>> BEGIN Provided material

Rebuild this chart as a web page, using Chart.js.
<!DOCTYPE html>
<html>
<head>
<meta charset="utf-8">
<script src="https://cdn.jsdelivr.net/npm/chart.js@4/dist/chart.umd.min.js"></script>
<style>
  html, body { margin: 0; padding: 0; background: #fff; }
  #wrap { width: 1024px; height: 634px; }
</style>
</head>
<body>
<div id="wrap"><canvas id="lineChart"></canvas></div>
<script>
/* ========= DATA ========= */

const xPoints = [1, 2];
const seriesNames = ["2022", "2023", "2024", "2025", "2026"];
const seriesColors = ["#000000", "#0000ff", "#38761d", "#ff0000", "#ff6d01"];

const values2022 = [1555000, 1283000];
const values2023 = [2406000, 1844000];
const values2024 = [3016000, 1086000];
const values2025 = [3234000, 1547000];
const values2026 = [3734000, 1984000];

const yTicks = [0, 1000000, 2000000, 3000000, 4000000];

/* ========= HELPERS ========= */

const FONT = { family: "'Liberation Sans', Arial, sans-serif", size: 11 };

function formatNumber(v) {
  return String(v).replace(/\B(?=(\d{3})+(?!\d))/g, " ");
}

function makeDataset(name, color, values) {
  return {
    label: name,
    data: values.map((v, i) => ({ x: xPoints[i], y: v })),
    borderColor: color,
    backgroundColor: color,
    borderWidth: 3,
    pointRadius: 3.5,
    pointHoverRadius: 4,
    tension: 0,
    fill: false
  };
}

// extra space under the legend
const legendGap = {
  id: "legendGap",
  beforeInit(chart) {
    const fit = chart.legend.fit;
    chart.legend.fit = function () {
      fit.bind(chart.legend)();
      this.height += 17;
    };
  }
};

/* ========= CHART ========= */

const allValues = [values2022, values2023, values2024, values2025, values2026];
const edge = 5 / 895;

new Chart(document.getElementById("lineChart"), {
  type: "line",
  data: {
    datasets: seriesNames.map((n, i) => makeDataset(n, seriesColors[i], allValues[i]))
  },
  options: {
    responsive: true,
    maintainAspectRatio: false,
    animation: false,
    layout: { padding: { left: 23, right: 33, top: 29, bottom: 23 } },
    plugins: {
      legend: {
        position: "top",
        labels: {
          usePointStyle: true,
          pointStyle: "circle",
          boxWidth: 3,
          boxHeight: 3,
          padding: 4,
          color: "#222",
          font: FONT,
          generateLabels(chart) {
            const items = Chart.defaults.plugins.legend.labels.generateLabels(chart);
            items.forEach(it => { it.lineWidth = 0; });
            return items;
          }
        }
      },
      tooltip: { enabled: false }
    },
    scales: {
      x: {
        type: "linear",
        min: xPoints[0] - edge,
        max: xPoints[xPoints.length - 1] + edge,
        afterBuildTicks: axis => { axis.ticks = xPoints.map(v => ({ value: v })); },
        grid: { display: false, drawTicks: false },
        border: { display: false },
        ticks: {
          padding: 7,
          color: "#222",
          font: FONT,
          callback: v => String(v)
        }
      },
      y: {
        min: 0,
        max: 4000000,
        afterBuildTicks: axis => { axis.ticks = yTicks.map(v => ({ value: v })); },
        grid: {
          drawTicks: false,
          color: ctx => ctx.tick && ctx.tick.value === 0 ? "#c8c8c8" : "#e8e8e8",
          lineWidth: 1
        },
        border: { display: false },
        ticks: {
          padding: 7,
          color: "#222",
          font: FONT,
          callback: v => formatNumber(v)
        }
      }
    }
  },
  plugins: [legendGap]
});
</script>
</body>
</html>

>> END Provided material

Would you copy out each line exactly as written?

_Solution to the problem_
Rebuild this chart as a web page, using Chart.js.
<!DOCTYPE html>
<html>
<head>
<meta charset="utf-8">
<script src="https://cdn.jsdelivr.net/npm/chart.js@4/dist/chart.umd.min.js"></script>
<style>
  html, body { margin: 0; padding: 0; background: #fff; }
  #wrap { width: 1024px; height: 634px; }
</style>
</head>
<body>
<div id="wrap"><canvas id="lineChart"></canvas></div>
<script>
/* ========= DATA ========= */

const xPoints = [1, 2];
const seriesNames = ["2022", "2023", "2024", "2025", "2026"];
const seriesColors = ["#000000", "#0000ff", "#38761d", "#ff0000", "#ff6d01"];

const values2022 = [1555000, 1283000];
const values2023 = [2406000, 1844000];
const values2024 = [3016000, 1086000];
const values2025 = [3234000, 1547000];
const values2026 = [3734000, 1984000];

const yTicks = [0, 1000000, 2000000, 3000000, 4000000];

/* ========= HELPERS ========= */

const FONT = { family: "'Liberation Sans', Arial, sans-serif", size: 11 };

function formatNumber(v) {
  return String(v).replace(/\B(?=(\d{3})+(?!\d))/g, " ");
}

function makeDataset(name, color, values) {
  return {
    label: name,
    data: values.map((v, i) => ({ x: xPoints[i], y: v })),
    borderColor: color,
    backgroundColor: color,
    borderWidth: 3,
    pointRadius: 3.5,
    pointHoverRadius: 4,
    tension: 0,
    fill: false
  };
}

// extra space under the legend
const legendGap = {
  id: "legendGap",
  beforeInit(chart) {
    const fit = chart.legend.fit;
    chart.legend.fit = function () {
      fit.bind(chart.legend)();
      this.height += 17;
    };
  }
};

/* ========= CHART ========= */

const allValues = [values2022, values2023, values2024, values2025, values2026];
const edge = 5 / 895;

new Chart(document.getElementById("lineChart"), {
  type: "line",
  data: {
    datasets: seriesNames.map((n, i) => makeDataset(n, seriesColors[i], allValues[i]))
  },
  options: {
    responsive: true,
    maintainAspectRatio: false,
    animation: false,
    layout: { padding: { left: 23, right: 33, top: 29, bottom: 23 } },
    plugins: {
      legend: {
        position: "top",
        labels: {
          usePointStyle: true,
          pointStyle: "circle",
          boxWidth: 3,
          boxHeight: 3,
          padding: 4,
          color: "#222",
          font: FONT,
          generateLabels(chart) {
            const items = Chart.defaults.plugins.legend.labels.generateLabels(chart);
            items.forEach(it => { it.lineWidth = 0; });
            return items;
          }
        }
      },
      tooltip: { enabled: false }
    },
    scales: {
      x: {
        type: "linear",
        min: xPoints[0] - edge,
        max: xPoints[xPoints.length - 1] + edge,
        afterBuildTicks: axis => { axis.ticks = xPoints.map(v => ({ value: v })); },
        grid: { display: false, drawTicks: false },
        border: { display: false },
        ticks: {
          padding: 7,
          color: "#222",
          font: FONT,
          callback: v => String(v)
        }
      },
      y: {
        min: 0,
        max: 4000000,
        afterBuildTicks: axis => { axis.ticks = yTicks.map(v => ({ value: v })); },
        grid: {
          drawTicks: false,
          color: ctx => ctx.tick && ctx.tick.value === 0 ? "#c8c8c8" : "#e8e8e8",
          lineWidth: 1
        },
        border: { display: false },
        ticks: {
          padding: 7,
          color: "#222",
          font: FONT,
          callback: v => formatNumber(v)
        }
      }
    }
  },
  plugins: [legendGap]
});
</script>
</body>
</html>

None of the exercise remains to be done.